Poi, ha evocato il grande sforzo compiuto da Washington per mettere in piedi una coalizione internazionale di oltre cinquanta paesi propensi a fornire a Kyiv sostegno umanitario, economico e militare. Nel corso del 2022, solo gli Stati Uniti hanno stanziato per la causa ben 50 miliardi di dollari. Una cifra assai consistente, che va a sommarsi con i circa 65 miliardi di euro erogati dall’Unione europea.
Biden non ha risparmiato una dura stoccata all’avversario orientale: “Quando Putin ha lanciato la sua invasione, pensava che l'Ucraina fosse debole e l'Occidente diviso. Pensava di poterci battere. Ma si sbagliava di grosso”.
Il presidente americano, d’altronde, non si è recato a Kyiv a mani vuote.

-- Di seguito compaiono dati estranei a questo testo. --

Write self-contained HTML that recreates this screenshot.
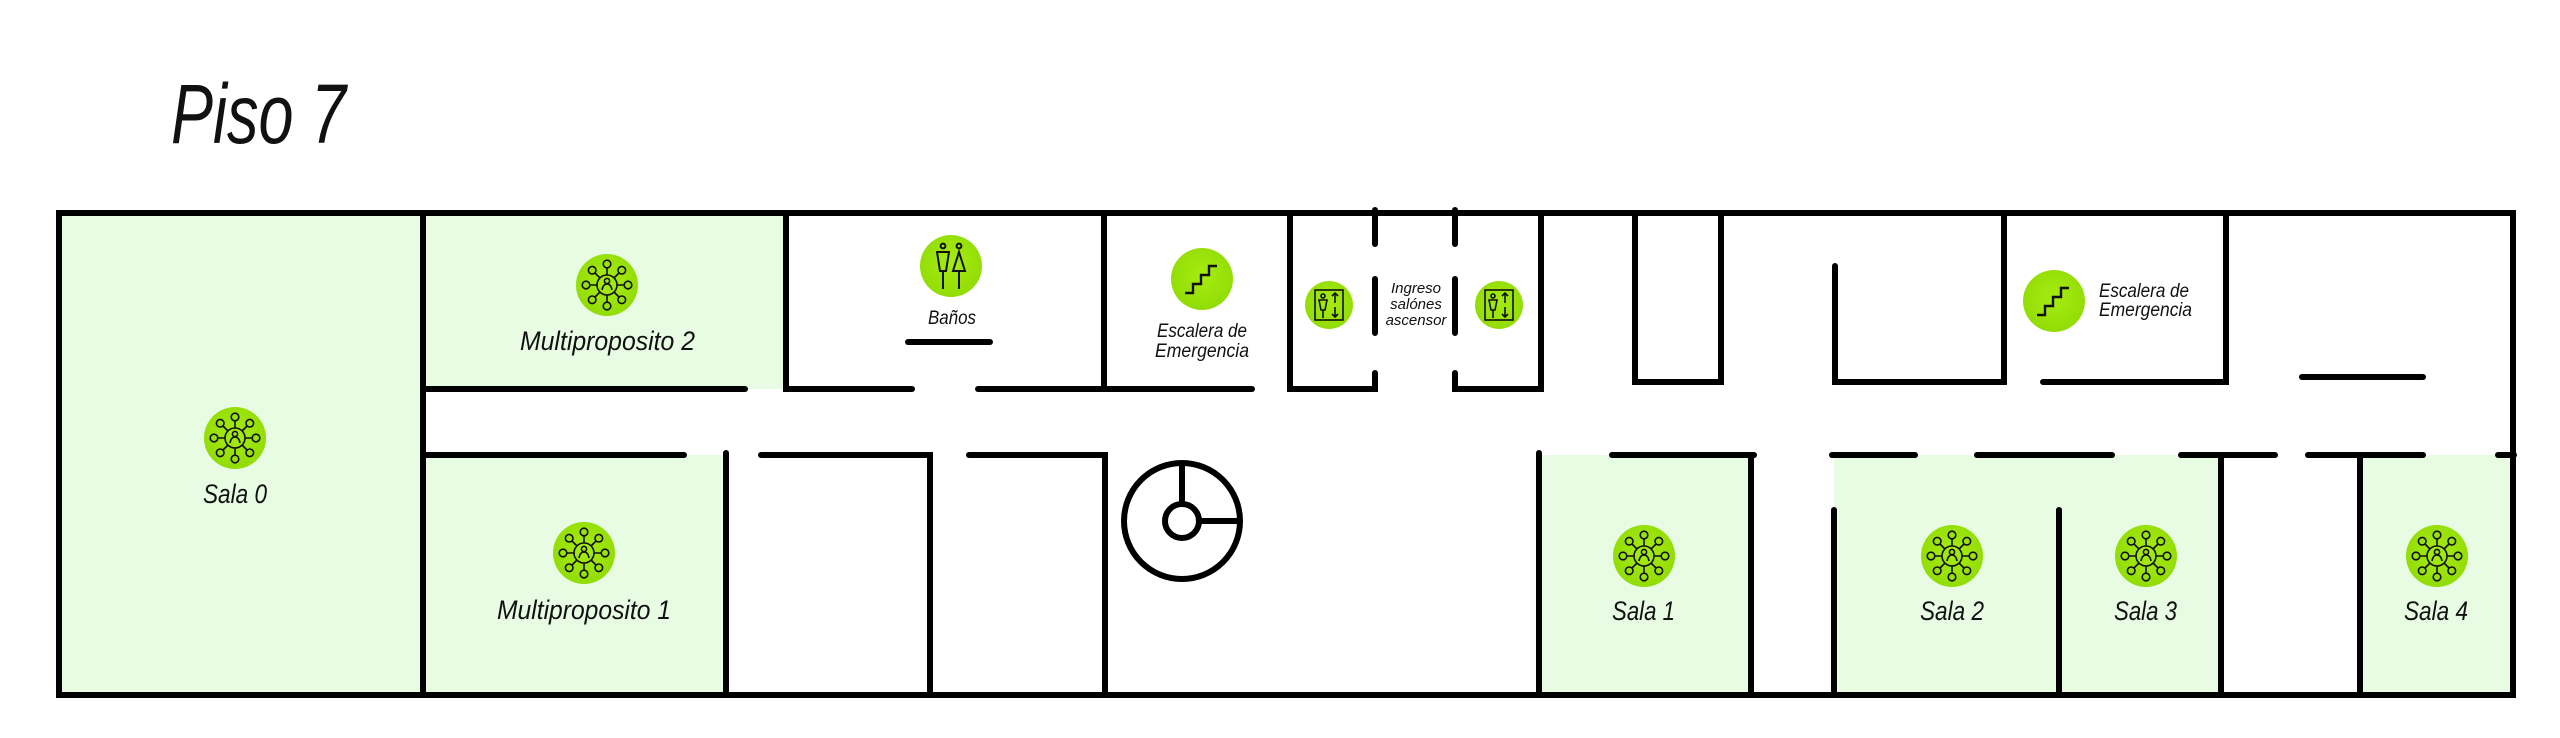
<!DOCTYPE html>
<html><head><meta charset="utf-8"><style>
html,body{margin:0;padding:0;background:#fff}
svg{display:block}
text{font-family:"Liberation Sans",sans-serif;font-style:italic;fill:#111}
</style></head><body>
<svg width="2560" height="738" viewBox="0 0 2560 738" xmlns="http://www.w3.org/2000/svg">
<defs>
<radialGradient id="g" cx="50%" cy="45%" r="55%"><stop offset="0" stop-color="#a6ec10"/><stop offset="1" stop-color="#92dc06"/></radialGradient>
<g id="net">
<circle r="31" fill="url(#g)"/>
<g fill="none" stroke="#111" stroke-width="1.6">
<circle r="10"/>
<circle cx="0" cy="-4" r="2.6"/>
<path d="M-5 5 Q-4 -1 0 -1 Q4 -1 5 5"/>
<circle cx="0" cy="-21" r="3.8"/><circle cx="0" cy="21" r="3.8"/>
<circle cx="-21" cy="0" r="3.8"/><circle cx="21" cy="0" r="3.8"/>
<circle cx="-14.8" cy="-14.8" r="3.8"/><circle cx="14.8" cy="-14.8" r="3.8"/>
<circle cx="-14.8" cy="14.8" r="3.8"/><circle cx="14.8" cy="14.8" r="3.8"/>
<path d="M0 -10V-17M0 10V17M-10 0H-17M10 0H17M-7 -7L-12 -12M7 -7L12 -12M-7 7L-12 12M7 7L12 12"/>
</g></g>
<g id="stairs">
<circle r="31" fill="url(#g)"/>
<path d="M-17 14H-9V5H-1V-4H7V-13H15" fill="none" stroke="#111" stroke-width="2.4"/>
</g>
<g id="elev">
<circle r="24" fill="url(#g)"/>
<g fill="none" stroke="#111" stroke-width="1.6">
<rect x="-14" y="-15" width="28" height="30"/>
<circle cx="-6" cy="-9" r="2"/>
<path d="M-10 -5H-2L-4 5H-8Z M-6 5V13"/>
<path d="M6 -2V-12M3 -9L6 -12L9 -9M6 2V12M3 9L6 12L9 9"/>
</g></g>
<g id="wc">
<circle r="31" fill="url(#g)"/>
<g fill="none" stroke="#111" stroke-width="2">
<circle cx="-8" cy="-20" r="2.4"/><circle cx="8" cy="-20" r="2.4"/>
<path d="M-14 -14H-2L-5 5H-11Z M-8 5V23"/>
<path d="M8 -14L14 5H2Z M8 5V23"/>
</g></g>
</defs>

<!-- green rooms -->
<g fill="#e8fce4">
<rect x="59" y="213" width="364" height="482"/>
<rect x="423" y="213" width="363" height="176"/>
<rect x="423" y="455" width="303" height="240"/>
<rect x="1539" y="455" width="212" height="240"/>
<rect x="1834" y="455" width="387" height="240"/>
<rect x="2360" y="455" width="153" height="240"/>
</g>

<!-- title -->
<text x="171" y="143" font-size="84" textLength="175" lengthAdjust="spacingAndGlyphs">Piso 7</text>

<!-- walls -->
<g stroke="#000" stroke-width="6" stroke-linecap="round" fill="none">
<rect x="59" y="213" width="2454" height="482" stroke-linecap="butt"/>
<path d="M423 213V695"/>
<path d="M423 389H745"/>
<path d="M786 213V389H912"/>
<path d="M978 389H1252"/>
<path d="M908 342H990"/>
<path d="M1104 213V389"/>
<path d="M1290 213V389H1375V373"/>
<path d="M1375 210V244M1455 210V244M1375 279V333M1455 279V333"/>
<path d="M1455 373V389H1541V213"/>
<path d="M1635 213V382H1721V213"/>
<path d="M1835 266V382H2004V213"/>
<path d="M2043 382H2226V213"/>
<path d="M2302 377H2423"/>
<path d="M423 455H684"/>
<path d="M726 453V695"/>
<path d="M761 455H930V695"/>
<path d="M969 455H1105V695"/>
<path d="M1539 453V695"/>
<path d="M1612 455H1754"/>
<path d="M1751 455V695"/>
<path d="M1834 510V695"/>
<path d="M1832 455H1915"/>
<path d="M1977 455H2112"/>
<path d="M2059 510V695"/>
<path d="M2181 455H2275"/>
<path d="M2221 455V695"/>
<path d="M2308 455H2423"/>
<path d="M2360 455V695"/>
<path d="M2498 455H2514"/>
<circle cx="1182" cy="521" r="58"/>
<circle cx="1182" cy="521" r="17"/>
<path d="M1182 463V504M1199 521H1240" stroke-linecap="butt"/>
</g>

<!-- icons -->
<use href="#net" x="607" y="285"/>
<use href="#net" x="235" y="438"/>
<use href="#net" x="584" y="553"/>
<use href="#net" x="1644" y="556"/>
<use href="#net" x="1952" y="556"/>
<use href="#net" x="2146" y="556"/>
<use href="#net" x="2437" y="556"/>
<use href="#wc" x="951" y="266"/>
<use href="#stairs" x="1202" y="279"/>
<use href="#stairs" x="2054" y="301"/>
<use href="#elev" x="1329" y="305"/>
<use href="#elev" x="1499" y="305"/>

<!-- labels -->
<g font-size="27">
<text x="520" y="350" textLength="175" lengthAdjust="spacingAndGlyphs">Multiproposito 2</text>
<text x="203" y="503" textLength="64" lengthAdjust="spacingAndGlyphs">Sala 0</text>
<text x="497" y="619" textLength="174" lengthAdjust="spacingAndGlyphs">Multiproposito 1</text>
<text x="1612" y="620" textLength="63" lengthAdjust="spacingAndGlyphs">Sala 1</text>
<text x="1920" y="620" textLength="64" lengthAdjust="spacingAndGlyphs">Sala 2</text>
<text x="2114" y="620" textLength="63" lengthAdjust="spacingAndGlyphs">Sala 3</text>
<text x="2404" y="620" textLength="64" lengthAdjust="spacingAndGlyphs">Sala 4</text>
</g>
<g font-size="19">
<text x="928" y="324" textLength="48" lengthAdjust="spacingAndGlyphs">Baños</text>
<text x="1157" y="337" textLength="90" lengthAdjust="spacingAndGlyphs">Escalera de</text>
<text x="1155" y="357" textLength="94" lengthAdjust="spacingAndGlyphs">Emergencia</text>
<text x="2099" y="297" textLength="90" lengthAdjust="spacingAndGlyphs">Escalera de</text>
<text x="2099" y="316" textLength="93" lengthAdjust="spacingAndGlyphs">Emergencia</text>
</g>
<g font-size="15" text-anchor="middle">
<text x="1416" y="293">Ingreso</text>
<text x="1416" y="309">salónes</text>
<text x="1416" y="325">ascensor</text>
</g>
</svg>
</body></html>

Al contrario, ha annunciato un nuovo pacchetto di aiuti militari per 500 milioni di dollari. Per quanto riguarda l’appoggio sul campo, la sua amministrazione invierà carri armati Abrams e missili Patriot al fine di potenziare la difesa aerea e proteggere i cittadini dai bombardamenti nemici.
In questa visita storica, tuttavia, a fare notizia sono anche le tematiche su cui entrambe le parti hanno intenzionalmente steso un velo di silenzio. Da un lato, Zelensky ha puntato tutto sull’unità della coalizione occidentale e sulla necessità degli equipaggiamenti militari. Nemmeno una parola è stata spesa sulla possibilità di risolvere il lacerante contenzioso mediante i mezzi pacifici della diplomazia, della mediazione, del dialogo.
Biden, dall’altro lato, ha opposto un rumoroso silenzio alle pressanti richieste ucraine di missili a lungo raggio o aerei da combattimento. L’approvvigionamento garantito alle autorità di Kyiv si limita ai soli strumenti di difesa, evitando vettovagliamenti offensivi capaci di far salire ancor più il livello di tensione del conflitto.
La sensazione è che la Casa Bianca desideri sempre e comunque lasciare al Cremlino un’opportunità per scendere a patti, rifuggendo da iniziative troppo radicali in grado di sbarrare in maniera definitiva – e pericolosa – la via dei negoziati. Così si spiega, peraltro, la scelta di informare preventivamente Mosca della visita di Biden.
Un piccolo segnale di speranza, un barlume di luce nella notte oscura della violenza.